The Concord Fault was also responsible for a magnitude 3.6 quake and several aftershocks Sunday. While it doesn't get the attention of its neighboring faults, experts say it deserves respect.
"Small events show that the stress level is high," USGS seismologist Dr. David Schwartz told KTVU, ''and the Concord fault is one of the major players in the Bay Area."
On a map of seismic activity, the Hayward fault is clustered with a mass of small quakes, dating back more than a decade, showing activity comparable to the Hayward fault to the west.

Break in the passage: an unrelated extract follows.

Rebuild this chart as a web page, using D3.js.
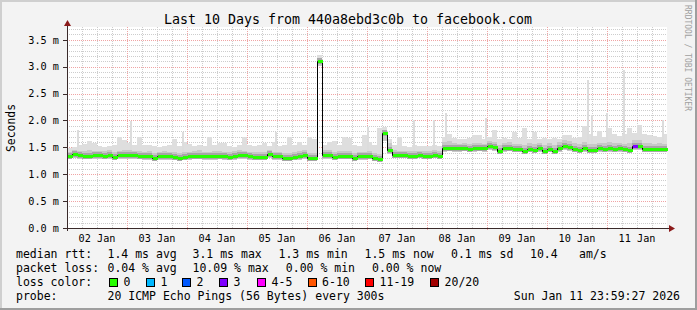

"Since 2000 the Bay Area has been home to a lot of small earthquakes, most of which you don't feel," explained Schwartz.
Sunday's 3.6 quake, hitting about 3:15 p.m., was felt by many people, in Contra Costa County and beyond.
"It was like a rattling, you know when someone's doing construction, 'Lauren Terrell-Reyes told KTVU, as she headed into the Target store in Pleasant Hill.
In the beverage section of that store, an aisle was taped off due to the quake.
The store manager declined to explain why, but customers said ceiling tiles loosened after the quake and were in danger of falling.
Terrell-Reyes noted, the sales floor shook at her retail job in Walnut Creek as well.
"It was funny because everyone was like, 'what do we do?' I reminded them, it's like in elementary school, let's go back to that!"
At a public park near the epicenter, a mile south of downtown Concord, people attending a baby shower were buzzing about the quake.
"Everybody started screaming," Juan Rios told KTVU, describing the scene in the Ross Department Store in Pleasant Hill.
Rios and his wife were purchasing a shower gift, and couldn't finish fast enough.
"Every time it happens, we think of the one that's supposed to happen, the big one, " said Rios warily.
The 11-mile Concord fault runs from the Carquinez Strait to the Mount Diablo foothills, snaking directly under downtown Concord.
It's been sixty years since its last damaging quake, which measured 5.4, at a time the area wasn't nearly as developed as it is now.
"There's always a chance we'll get to know this fault real well, " liquor store clerk Paul Gianakos told KTVU, at the counter of Monument Wine and Spirits.
Gianakos said he held his breath and braced for the worst, amid thousands of bottles on display and ready to tumble. Not one fell.
"It kind of built for a few seconds, then it went bang, and things jiggled, and it was done, " Gianakos recounted, "we got lucky."
Homes, businesses, Bart tracks and industry all sit along the Concord fault.
"We think it can produce a 6.7 or 6.8," observed Dr. Schwartz, "and if it also involves the Green Valley fault to the north into Solano County, then it could be heavy shaking where all the refineries are."
As Schwartz sees it, every quake should be a nudge toward making an emergency plan, stashing supplies, and securing foundations water heaters, and furniture.
"This is just another wake-up call", he observed, "for people to prepare because we are in the middle of earthquake country."